When John Kennedy delivered his speech imploring Americans to ask what they could do for their country, I was still just a kid, but I heard those words. I was probably more inspired by the words of his brother Bobby several years later extolling the work that each of us can do to change for the better even a small portion of life’s events. There is nobility in a focus beyond oneself and in a life of service.

What was the most meaningful class you ever took and why?

As a college junior I took an introductory public administration class. Professor Frank Baird opened my eyes to opportunities for service in government administration and especially the workings of professional management in local government. The more I delved into this field, the more fascinated I became. The next summer I did an internship with the City of Hurst, Texas, mentored by city manager Stan Neuse and his assistant Don Davis. By the start of my senior year, I was hooked.

Was there a transformational experience in your life that relates to public service?

Yes. While employed as a young professional in local government I had several opportunities to introduce changes in operations that worked out quite well. When I documented the effectiveness of some of these changes and produced articles that were accepted for publication, I found the experience stimulating and wanted to do more of it. All of this led me to pursue doctoral studies and a career that I hoped would allow me to devote more time to writing about local government management. I was fortunate to find opportunities at the University of Georgia’s Carl Vinson Institute of Government and at the University of North Carolina’s School of Government where the educational mission included both engagement with practitioners in state and local government and the education of gifted graduate students. One foot in academe and another foot in the world of local government has been an ideal career environment for me.
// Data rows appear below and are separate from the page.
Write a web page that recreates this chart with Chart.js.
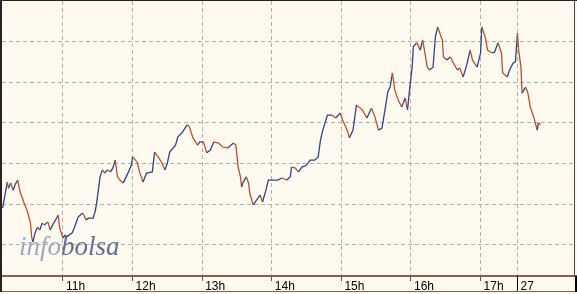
<!DOCTYPE html>
<html><head><meta charset="utf-8">
<script src="https://cdn.jsdelivr.net/npm/chart.js@4/dist/chart.umd.min.js"></script>
<style>html,body{margin:0;padding:0;background:#fffaf0;} #wrap{width:577px;height:294px;}</style>
</head><body><div id="wrap"><canvas id="c" width="577" height="294"></canvas></div>
<script>
const day26Times = [
"10:08","10:10","10:12","10:13","10:15","10:17","10:19","10:21","10:23","10:25",
"10:27","10:29","10:32","10:33","10:34","10:36","10:38","10:40","10:42","10:44",
"10:47","10:49","10:51","10:56","10:57","11:00","11:02","11:03","11:08","11:10",
"11:13","11:17","11:20","11:22","11:26","11:28","11:29","11:32","11:34","11:36",
"11:38","11:41","11:43","11:45","11:47","11:49","11:52","11:56","11:59","12:00",
"12:04","12:06","12:09","12:12","12:17","12:19","12:22","12:25","12:28","12:30",
"12:32","12:37","12:39","12:43","12:47","12:49","12:52","12:56","12:58","13:01",
"13:04","13:07","13:10","13:14","13:18","13:22","13:27","13:29","13:31","13:33",
"13:34","13:35","13:38","13:40","13:41","13:44","13:47","13:50","13:52","13:55",
"13:57","14:00","14:05","14:09","14:13","14:16","14:17","14:20","14:23","14:26",
"14:30","14:33","14:37","14:40","14:42","14:44","14:48","14:52","14:55","14:59",
"15:01","15:05","15:07","15:10","15:13","15:18","15:22","15:26","15:29","15:32",
"15:35","15:38","15:40","15:42","15:44","15:46","15:49","15:52","15:55","15:57",
"15:59","16:01","16:02","16:05","16:08","16:10","16:12","16:14","16:16","16:19",
"16:21","16:23","16:27","16:28","16:31","16:34","16:36","16:40","16:42","16:45",
"16:48","16:51","16:53","16:57","17:00","17:01","17:04","17:06","17:10","17:12",
"17:15","17:18","17:19","17:23","17:25","17:28","17:30"];
const day26Values = [
19.0,22.2,25.4,23.9,25.2,23.4,24.9,25.9,23.0,21.5,
19.8,18.5,15.3,11.9,10.6,12.9,14.3,13.6,15.3,14.8,
15.6,13.6,14.8,17.3,14.3,11.6,12.4,11.9,12.9,14.3,
16.8,17.8,16.1,16.5,16.5,18.5,20.2,26.7,28.4,27.6,
28.4,27.9,28.9,30.8,26.7,25.9,25.2,27.6,29.6,31.6,
30.3,27.9,25.4,27.6,27.9,32.8,31.6,30.3,28.4,30.1,
32.8,34.5,36.5,37.7,39.5,39.0,36.3,34.5,35.3,35.3,
32.6,33.3,35.3,35.0,34.0,33.8,35.0,34.5,29.1,26.7,
24.2,25.2,26.7,25.2,22.7,19.8,21.0,22.2,20.5,23.4,
25.9,25.9,25.9,26.4,25.9,26.7,29.1,28.9,27.9,29.1,
29.6,30.8,30.8,31.6,35.8,38.2,41.9,41.9,41.2,42.4,
40.7,38.2,36.3,38.2,44.4,43.2,41.2,43.6,41.4,38.2,
38.7,43.9,47.6,48.8,52.3,48.1,45.6,43.9,46.1,43.2,
48.8,53.7,58.7,59.7,57.9,60.4,57.2,53.7,53.0,53.7,
61.1,63.6,60.4,56.2,55.5,56.2,55.0,53.0,53.5,51.3,
54.2,57.9,55.5,53.7,57.2,63.6,61.1,57.9,57.2,57.4,
59.7,57.2,52.3,51.3,53.0,54.7,55.0];
const day27Times = ["09:00","09:01","09:03","09:04","09:07","09:09","09:11","09:14","09:17","09:18","09:20"];
const day27Values = [62.1,57.9,53.7,47.3,48.8,47.3,43.9,41.4,38.2,40.0,39.5];
const hourTicks = [11,12,13,14,15,16,17];
const hourLabels = ["11h","12h","13h","14h","15h","16h","17h"];
const dayLabel = "27";
const gridValues = [10,20,30,40,50,60];

const SESSION_BREAK = 17.53; // axis position where day 27 starts
const X_MIN = 10.124, X_MAX = 18.342, Y_MIN = 2.27, Y_MAX = 70;
const UP = '#33428a', DOWN = '#b8512c';
const GRID = '#b6b1a7';

const toHours = s => { const p = s.split(':').map(Number); return p[0] + p[1] / 60; };
const points = day26Times.map((t, i) => ({x: toHours(t), y: day26Values[i]}))
  .concat(day27Times.map((t, i) => ({x: SESSION_BREAK + toHours(t) - 9, y: day27Values[i]})));
const xTickValues = hourTicks.concat([SESSION_BREAK]);
const xTickLabels = hourLabels.concat([dayLabel]);

const frame = {
  id: 'frame',
  beforeDatasetsDraw(chart) {
    const {ctx, chartArea: a} = chart;
    ctx.save();
    ctx.font = 'italic 27px "Liberation Serif", "Times New Roman", serif';
    ctx.textBaseline = 'alphabetic';
    ctx.fillStyle = 'rgba(150,158,190,0.9)';
    const x0 = a.left + 17, y0 = a.bottom - 21;
    ctx.fillText('info', x0, y0);
    const w = ctx.measureText('info').width;
    ctx.fillStyle = 'rgba(80,94,138,0.9)';
    ctx.fillText('bolsa', x0 + w, y0);
    ctx.restore();
  },
  afterDraw(chart) {
    const {ctx, chartArea: a, width, height} = chart;
    const xs = chart.scales.x;
    ctx.save();
    ctx.fillStyle = '#8b5b55';
    ctx.fillRect(0, a.bottom - 1, width, 2);
    ctx.fillRect(0, height - 3, width, 1);
    ctx.fillStyle = '#2e2020';
    ctx.fillRect(0, 0, 2, height - 2);
    ctx.fillRect(0, 0, width, 1);
    ctx.fillStyle = '#5a3f3a';
    ctx.fillRect(a.right, 0, 1, a.bottom);
    ctx.fillStyle = '#000';
    ctx.fillRect(a.right + 1, a.bottom, 2, height - 2 - a.bottom);
    const bx = Math.round(xs.getPixelForValue(SESSION_BREAK));
    ctx.fillRect(bx, a.bottom, 1, height - 3 - a.bottom);
    ctx.restore();
  }
};

new Chart(document.getElementById('c'), {
  type: 'line',
  data: { datasets: [{
    data: points, borderWidth: 1.3, pointRadius: 0, tension: 0, borderColor: UP,
    segment: { borderColor: c => c.p1.parsed.y >= c.p0.parsed.y ? UP : DOWN }
  }]},
  options: {
    responsive: false, animation: false, devicePixelRatio: 1,
    layout: { padding: { left: 2, right: 3, top: 1, bottom: 0 } },
    plugins: { legend: { display: false }, tooltip: { enabled: false } },
    scales: {
      x: {
        type: 'linear', min: X_MIN, max: X_MAX,
        afterBuildTicks: s => { s.ticks = xTickValues.map(v => ({value: v})); },
        afterFit: s => { s.height = 18; },
        ticks: {
          autoSkip: false, maxRotation: 0, minRotation: 0, align: 'start', labelOffset: 3, padding: -2,
          color: '#000', font: { family: '"Liberation Sans", Arial, sans-serif', size: 12 },
          callback: (v, i) => xTickLabels[i]
        },
        grid: { color: GRID, lineWidth: 1, drawTicks: true, tickLength: 5,
                tickColor: c => c.index === xTickValues.length - 1 ? 'rgba(0,0,0,0)' : '#555', tickBorderDash: [] },
        border: { display: false, dash: [4, 3] }
      },
      y: {
        type: 'linear', min: Y_MIN, max: Y_MAX,
        afterBuildTicks: s => { s.ticks = gridValues.map(v => ({value: v})); },
        afterFit: s => { s.width = 0; },
        ticks: { display: false },
        grid: { color: GRID, lineWidth: 1, drawTicks: false },
        border: { display: false, dash: [4, 3] }
      }
    }
  },
  plugins: [frame]
});
</script></body></html>
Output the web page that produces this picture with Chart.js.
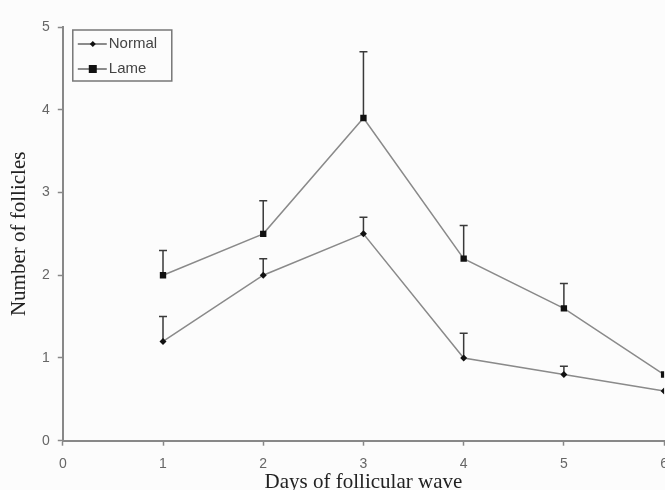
<!DOCTYPE html>
<html>
<head>
<meta charset="utf-8">
<script src="https://cdn.jsdelivr.net/npm/chart.js@4.4.1/dist/chart.umd.min.js"></script>
<style>
html,body{margin:0;padding:0;background:#fcfcfc;overflow:hidden;}
#wrap{width:678px;height:490px;}
</style>
</head>
<body>
<div id="wrap"><canvas id="c" width="678" height="490"></canvas></div>
<script>
const days = [1, 2, 3, 4, 5, 6];
const normalValues = [1.2, 2.0, 2.5, 1.0, 0.8, 0.6];
const normalErrors = [0.3, 0.2, 0.2, 0.3, 0.1, 0];
const lameValues = [2.0, 2.5, 3.9, 2.2, 1.6, 0.8];
const lameErrors = [0.3, 0.4, 0.8, 0.4, 0.3, 0];
const seriesNames = ['Normal', 'Lame'];
const xTicks = [0, 1, 2, 3, 4, 5, 6];
const yTicks = [0, 1, 2, 3, 4, 5];

const errorSets = [normalErrors, lameErrors];

const errorBars = {
  id: 'errorBars',
  beforeDatasetsDraw(chart) {
    const ctx = chart.ctx;
    const xs = chart.scales.x, ys = chart.scales.y;
    ctx.save();
    ctx.strokeStyle = '#3a3a3a';
    ctx.lineWidth = 1.5;
    chart.data.datasets.forEach((ds, i) => {
      const errs = errorSets[i];
      ds.data.forEach((p, j) => {
        if (!errs[j]) return;
        const x = xs.getPixelForValue(p.x);
        const y0 = ys.getPixelForValue(p.y);
        const y1 = ys.getPixelForValue(p.y + errs[j]);
        ctx.beginPath();
        ctx.moveTo(x, y0); ctx.lineTo(x, y1);
        ctx.moveTo(x - 4, y1); ctx.lineTo(x + 4, y1);
        ctx.stroke();
      });
    });
    ctx.restore();
  }
};

const boxLegend = {
  id: 'boxLegend',
  afterDraw(chart) {
    const ctx = chart.ctx;
    const a = chart.chartArea;
    const bx = a.left + 10, by = a.top + 3, bw = 99, bh = 51;
    ctx.save();
    ctx.strokeStyle = '#777';
    ctx.lineWidth = 1.5;
    ctx.strokeRect(bx, by, bw, bh);
    ctx.font = '15px "Liberation Sans", Arial, sans-serif';
    ctx.fillStyle = '#444';
    ctx.textBaseline = 'middle';
    const rows = [by + 14, by + 39];
    chart.data.datasets.forEach((ds, i) => {
      const yy = rows[i];
      ctx.strokeStyle = '#666';
      ctx.lineWidth = 1.5;
      ctx.beginPath(); ctx.moveTo(bx + 5, yy); ctx.lineTo(bx + 34, yy); ctx.stroke();
      ctx.fillStyle = '#111';
      const cx = bx + 20;
      if (i === 0) {
        ctx.beginPath();
        ctx.moveTo(cx, yy - 3); ctx.lineTo(cx + 3, yy); ctx.lineTo(cx, yy + 3); ctx.lineTo(cx - 3, yy);
        ctx.closePath(); ctx.fill();
      } else {
        ctx.fillRect(cx - 4, yy - 4, 8, 8);
      }
      ctx.fillStyle = '#444';
      ctx.fillText(seriesNames[i], bx + 36, yy);
    });
    ctx.restore();
  }
};

new Chart(document.getElementById('c'), {
  type: 'line',
  data: {
    datasets: [
      {
        label: seriesNames[0],
        data: days.map((d, i) => ({x: d, y: normalValues[i]})),
        borderColor: '#8a8a8a',
        borderWidth: 1.5,
        pointStyle: 'rectRot',
        pointRadius: 3.5,
        pointBackgroundColor: '#111',
        pointBorderColor: '#111',
        pointBorderWidth: 0,
        tension: 0
      },
      {
        label: seriesNames[1],
        data: days.map((d, i) => ({x: d, y: lameValues[i]})),
        borderColor: '#8a8a8a',
        borderWidth: 1.5,
        pointStyle: 'rect',
        pointRadius: 4.5,
        pointBackgroundColor: '#111',
        pointBorderColor: '#111',
        pointBorderWidth: 0,
        tension: 0
      }
    ]
  },
  options: {
    responsive: false,
    animation: false,
    layout: {padding: {top: 27, left: 9, right: 0, bottom: -2.5}},
    plugins: {legend: {display: false}, tooltip: {enabled: false}},
    scales: {
      x: {
        type: 'linear',
        min: 0, max: 6,
        afterBuildTicks: s => { s.ticks = xTicks.map(v => ({value: v})); },
        grid: {drawOnChartArea: false, drawTicks: true, tickLength: 5, color: '#888', tickWidth: 1.5},
        border: {display: true, color: '#888', width: 2},
        ticks: {color: '#666', font: {family: '"Liberation Sans", Arial, sans-serif', size: 14}, padding: 10, maxRotation: 0},
        title: {display: true, text: 'Days of follicular wave', color: '#222', font: {family: '"Liberation Serif", "Times New Roman", serif', size: 21, lineHeight: 1.0}, padding: {top: -11, bottom: 0}}
      },
      y: {
        type: 'linear',
        min: 0, max: 5,
        afterBuildTicks: s => { s.ticks = yTicks.map(v => ({value: v})); },
        grid: {drawOnChartArea: false, drawTicks: true, tickLength: 5, color: '#888', tickWidth: 1.5},
        border: {display: true, color: '#888', width: 2},
        ticks: {color: '#666', font: {family: '"Liberation Sans", Arial, sans-serif', size: 14}, padding: 8},
        title: {display: true, text: 'Number of follicles', color: '#222', font: {family: '"Liberation Serif", "Times New Roman", serif', size: 21, lineHeight: 1.0}, padding: {top: 0, bottom: 4}}
      }
    }
  },
  plugins: [errorBars, boxLegend]
});
</script>
</body>
</html>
What inspires you during these challenging times?

I am inspired by the courage and commitment of all the election officials who conducted themselves with integrity during and in the aftermath of the 2020 elections. Public administration ideals were on display through their exemplary conduct despite challenge and criticism. The nation owes these officials a debt of gratitude.

What advice can you give to folks beginning careers in public service?

Concern yourself less about titles and salaries than about the type of work you will be doing, the caliber of people you will be working with, and the contributions you will be making to your organization and the people it serves.

If you could witness any historical event, what would you want to see?

I would like to have been able to tag along on one of President Lincoln’s visits to military encampments during the Civil War to observe his interactions with generals and soldiers.

What is the best piece of advice you ever received?

I was a baseball fan as a boy and a collector of baseball cards. In my collection I had a special set of cards featuring players elected to the Hall of Fame. Along with career statistics, the cards listed the hometowns of these retired players. I wrote to some of them, enclosing the card and asking them to autograph it. One of the players who responded was Max Carey, a remarkable player for Pittsburgh and Brooklyn who set a National League record by stealing home a total of 33 times from 1910 to 1929. In addition to his signature, Max Carey wrote on the card, “Can’t hit unless you swing.” Words to live by.